"Everyone loves a good outing," wrote Kevin Naff, editor of the Washington Blade. These words, facetiously spoken midway through documentarian Kirby Dick's new film Outrage, encapsulate a societal predilection toward prying into the private affairs of public personalities, be they movie stars, musicians or politicians. Our tabloid culture loves to know who's doing who and where. But is this exposure--often made at the expense of one's privacy--a social imperative? In the case of closeted homosexual politicians who vote against gay issues, Dick would say yes.
Outrage focuses largely on three politicians whose sexuality has recently been under public scrutiny: former New Jersey governor James McGreevey, current Florida governor Charlie Crist and Idaho's own infamous toe-tapper Larry Craig. Using interviews with influential journalists such as The Atlantic's Andrew Sullivan and radio host Michelangelo Signorile as well as gay politicians from both sides of the aisle such as Rep. Barney Frank, Rep. Tammy Baldwin and former Tempe, Ariz., mayor Neil Giuliano, the film seeks to expose the hypocrisy of policy-makers whose voting records seem in conflict with the lifestyle they secretly live. But the problem lies not just with those who actually cast the votes that ban gay marriage, AIDS funding and employment non-discrimination. Much of Washington, the film asserts, is part of a "brilliantly orchestrated conspiracy" that protects closeted lawmakers, political staffers and news personnel from scrutiny and exposure. While most of the allegations leveled during the film's 89-minute running time have already had significant media attention--belying the film's aim of outing duplicitous public figures--other speculative names arise that haven't been as dissected.
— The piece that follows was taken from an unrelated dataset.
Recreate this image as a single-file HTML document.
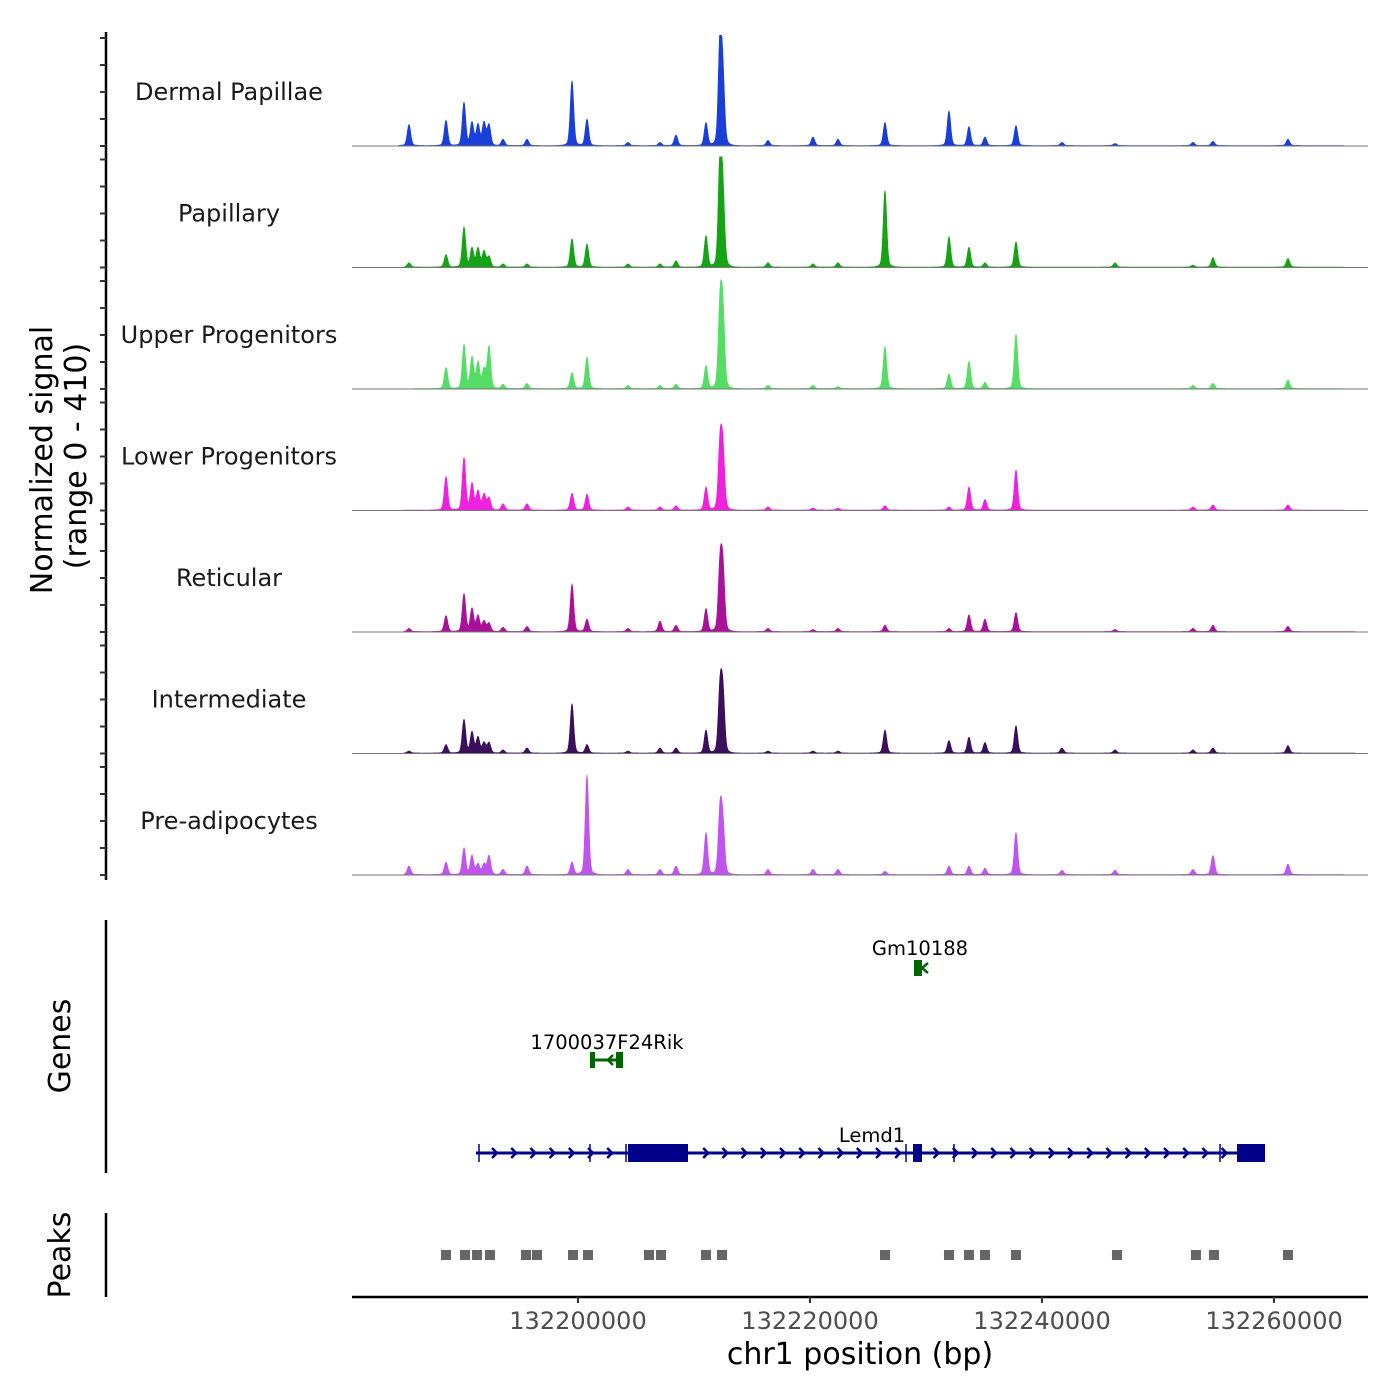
<!DOCTYPE html>
<html><head><meta charset="utf-8"><style>
body{margin:0;background:#fff}
svg{display:block;font-family:"DejaVu Sans","Liberation Sans",sans-serif}
</style></head><body>
<svg id="chart" width="1400" height="1400" viewBox="0 0 1400 1400"></svg>
<script>
const startBp = 132180517, endBp = 132268100;
const trackNames = ["Dermal Papillae","Papillary","Upper Progenitors","Lower Progenitors","Reticular","Intermediate","Pre-adipocytes"];
const trackColors = ["#1a3fd9","#16a316","#55dd66","#ee22dd","#aa1199","#3b0f5c","#c055ee"];
const peakPositions = [132185430,132188620,132190171,132190861,132191378,132191895,132192326,132193533,132195602,132199481,132200774,132204308,132207067,132208446,132211032,132212239,132212497,132216376,132220255,132222410,132226462,132231978,132233702,132235082,132237754,132241719,132246288,132253011,132254735,132261200];
const dermalValues = [74,89,152,81,74,81,74,22,22,229,93,11,11,37,81,370,222,18,30,22,81,122,67,30,70,11,7,11,15,22];
const papillaryValues = [15,44,141,67,67,56,37,11,11,100,81,11,11,22,111,380,241,15,11,15,270,107,70,15,89,0,15,7,33,30];
const upperValues = [0,74,155,111,93,67,148,15,18,56,111,11,11,15,81,289,259,11,11,7,148,52,96,22,192,0,0,11,18,30];
const lowerValues = [0,118,185,93,67,56,44,22,22,59,56,11,11,15,81,229,204,11,7,7,15,11,81,37,141,0,0,11,18,18];
const reticularValues = [11,56,133,81,56,37,30,15,18,167,44,11,37,22,81,229,215,11,7,11,22,11,59,44,67,0,7,11,22,18];
const intermediateValues = [7,30,118,74,56,37,37,11,18,174,30,7,18,18,81,222,204,7,7,7,81,44,56,37,96,18,11,11,18,26];
const preadipValues = [30,44,93,67,37,37,67,18,30,44,352,18,18,30,148,222,167,18,18,18,11,30,30,22,148,15,15,18,67,37];
const trackValues = [dermalValues,papillaryValues,upperValues,lowerValues,reticularValues,intermediateValues,preadipValues];
const yMax = 410;
const yTicks = [0,100,200,300,400];
const xTicks = [132200000,132220000,132240000,132260000];
const peakRegions = [132188620,132190260,132191295,132192410,132195515,132196465,132199570,132200860,132206120,132207155,132211032,132212412,132226462,132231978,132233702,132235082,132237754,132246460,132253270,132254822,132261200];
const signalStart = [132184600,132185000,132186000,132185000,132185000,132185000,132185000];
const signalEnd = [132266000,132266000,132266000,132266000,132267000,132267000,132266000];

const NS="http://www.w3.org/2000/svg";
const svg=document.getElementById('chart');
const X0=352,X1=1368;
function xs(bp){return X0+(bp-startBp)/(endBp-startBp)*(X1-X0);}
const trackBase=[146,267.5,389,510.5,632,753.5,875];
const pxPerUnit=0.27;
function el(tag,attrs,parent){const e=document.createElementNS(NS,tag);for(const k in attrs)e.setAttribute(k,attrs[k]);(parent||svg).appendChild(e);return e;}
function txt(s,attrs){const t=el('text',attrs);t.textContent=s;return t;}

let a=el('line',{x1:106,y1:32,x2:106,y2:880,stroke:'#000','stroke-width':2.5});


trackBase.forEach((b,i)=>{
  yTicks.forEach(v=>{
    const y=b-v*pxPerUnit;
    const t=el('line',{x1:100,y1:y,x2:106,y2:y,stroke:'#333','stroke-width':2});
    
    
  });
});
let yt=txt('Normalized signal',{x:0,y:0,'font-size':30,'text-anchor':'middle',transform:'translate(52,460) rotate(-90)',fill:'#000'});


let yt2=txt('(range 0 - 410)',{x:0,y:0,'font-size':30,'text-anchor':'middle',transform:'translate(86,456) rotate(-90)',fill:'#000'});



trackNames.forEach((name,i)=>{
  const b=trackBase[i];
  const lab=txt(name,{x:229,y:b-46,'font-size':24,'text-anchor':'middle',fill:'#1a1a1a'});
  
  
  const vals=trackValues[i];
  const sx=xs(signalStart[i]),ex=xs(signalEnd[i]);
  let d='M'+sx+','+b;
  for(let x=Math.floor(sx);x<=ex;x+=0.5){
    let v=2;
    const bp=startBp+(x-X0)/(X1-X0)*(endBp-startBp);
    for(let k=0;k<peakPositions.length;k++){
      const dd=(bp-peakPositions[k])/210;
      v+=vals[k]*Math.exp(-dd*dd);
      const d2=(bp-peakPositions[k])/600;
      v+=vals[k]*0.05*Math.exp(-d2*d2);
    }
    v=Math.min(v,yMax);
    d+=' L'+x+','+(b-v*pxPerUnit).toFixed(1);
  }
  d+=' L'+ex+','+b+' Z';
  const p=el('path',{d:d,fill:trackColors[i],stroke:trackColors[i],'stroke-width':0.6});
  
  
  const bl=el('line',{x1:X0,y1:b,x2:X1,y2:b,stroke:'#777','stroke-width':1});
  
  
});

let ga=el('line',{x1:106,y1:920,x2:106,y2:1173,stroke:'#000','stroke-width':2.5});


let gt=txt('Genes',{x:0,y:0,'font-size':30,'text-anchor':'middle',transform:'translate(70,1046) rotate(-90)'});


const navy='#00008b',dg='#006400';
el('line',{x1:476,y1:1153,x2:1265,y2:1153,stroke:navy,'stroke-width':3});
for(let x=495;x<1230;x+=19.2){
  if(x>628&&x<690)continue;
  el('path',{d:`M${x-3},${1148} L${x+2},1153 L${x-3},1158`,fill:'none',stroke:navy,'stroke-width':2.5});
}
[479,590,626,906,954,1220].forEach(x=>el('line',{x1:x,y1:1144,x2:x,y2:1162,stroke:navy,'stroke-width':1.5}));
let ex1=el('rect',{x:628,y:1144,width:60,height:18,fill:navy});

el('rect',{x:913,y:1144,width:9,height:18,fill:navy});
el('rect',{x:1237,y:1144,width:28,height:18,fill:navy});
let l1=txt('Lemd1',{x:872,y:1142,'font-size':19.5,'text-anchor':'middle'});

el('line',{x1:592,y1:1060,x2:621,y2:1060,stroke:dg,'stroke-width':3});
el('rect',{x:590,y:1052,width:5,height:16,fill:dg});
el('rect',{x:616,y:1052,width:7,height:16,fill:dg});
el('path',{d:'M613,1055 L608,1060 L613,1065',fill:'none',stroke:dg,'stroke-width':2.5});
let l2=txt('1700037F24Rik',{x:607,y:1049,'font-size':19.5,'text-anchor':'middle'});

el('rect',{x:914,y:960,width:8,height:16,fill:dg});
el('path',{d:'M928,963 L922,968 L928,973',fill:'none',stroke:dg,'stroke-width':2.5});
let l3=txt('Gm10188',{x:920,y:955,'font-size':19.5,'text-anchor':'middle'});


let pa=el('line',{x1:106,y1:1213,x2:106,y2:1297,stroke:'#000','stroke-width':2.5});

let pt=txt('Peaks',{x:0,y:0,'font-size':30,'text-anchor':'middle',transform:'translate(70,1255) rotate(-90)'});

peakRegions.forEach(bp=>{
  const r=el('rect',{x:xs(bp)-5,y:1250,width:10,height:10,fill:'#666'});
  
  
});

let xa=el('line',{x1:X0,y1:1297,x2:X1,y2:1297,stroke:'#000','stroke-width':2.5});

xTicks.forEach(v=>{
  const x=xs(v);
  const t=el('line',{x1:x,y1:1297,x2:x,y2:1303,stroke:'#333','stroke-width':2});
  
  const l=txt(String(v),{x:x,y:1329,'font-size':24,'text-anchor':'middle',fill:'#4d4d4d'});
  
});
let xt=txt('chr1 position (bp)',{x:860,y:1364,'font-size':30,'text-anchor':'middle'});

</script>
</body></html>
In particular, Fox News anchor Shepherd Smith's sexuality is questioned, although without much evidence other than hearsay (while CNN's notoriously private Anderson Cooper goes unmentioned).
The outing of public figures has been used as a political and social tool for discreditation and vengeance for centuries but, as in the early 20th century Eulenburg affair court-martials, it has been used to affect lawmaking and change political climate with the assumption that the exposure of prominent figures will lead to a change in voting patterns and normalize our societal view of the gay community. While some of those interviewed, such as former Log Cabin Republican field director Dan Gurley, express discomfort at the involuntary revelation of one's secret life, blogger Michael Rogers and several others celebrate this invasion, actively asking for incriminating information against hypocritical policy makers.
The explosive and controversial nature of Outrage has left many media outlets divided on how it should be discussed. Some news groups, such as CNN and NPR, have censored their reviews of the film, omitting many of the names brought forward, while many in the gay community are conflicted on the topic of outing as well. Although at its core, Outrage is concerned with gay rights, in many ways, the film pits two other very important rights against one another: the right to a reasonable expectation of privacy and the right of free speech. And it doesn't particularly resolve this issue. While marketing itself as a documentary, Kirby offers neither enough facts--ironically protecting the identities of some interviewees with backlighting and showing only portions of voting records--to support the concept nor fully discusses the ethics of exposure. Outrage has the appearance of a documentary, but in reality, it would better be categorized as an activist work. What the film does well is express both the shame and seeming necessity of living a hidden life and the freedom that comes from being open about who you are. We cannot progress as a species or a society if we live a lie. We grow as a political and social system through the exchange of ideas and diversity. At the same time, privacy is a valid necessity that should not be denied. While director Dick seems to have decided that one right supersedes the other, not every audience will concur that truth should and will always (win) out.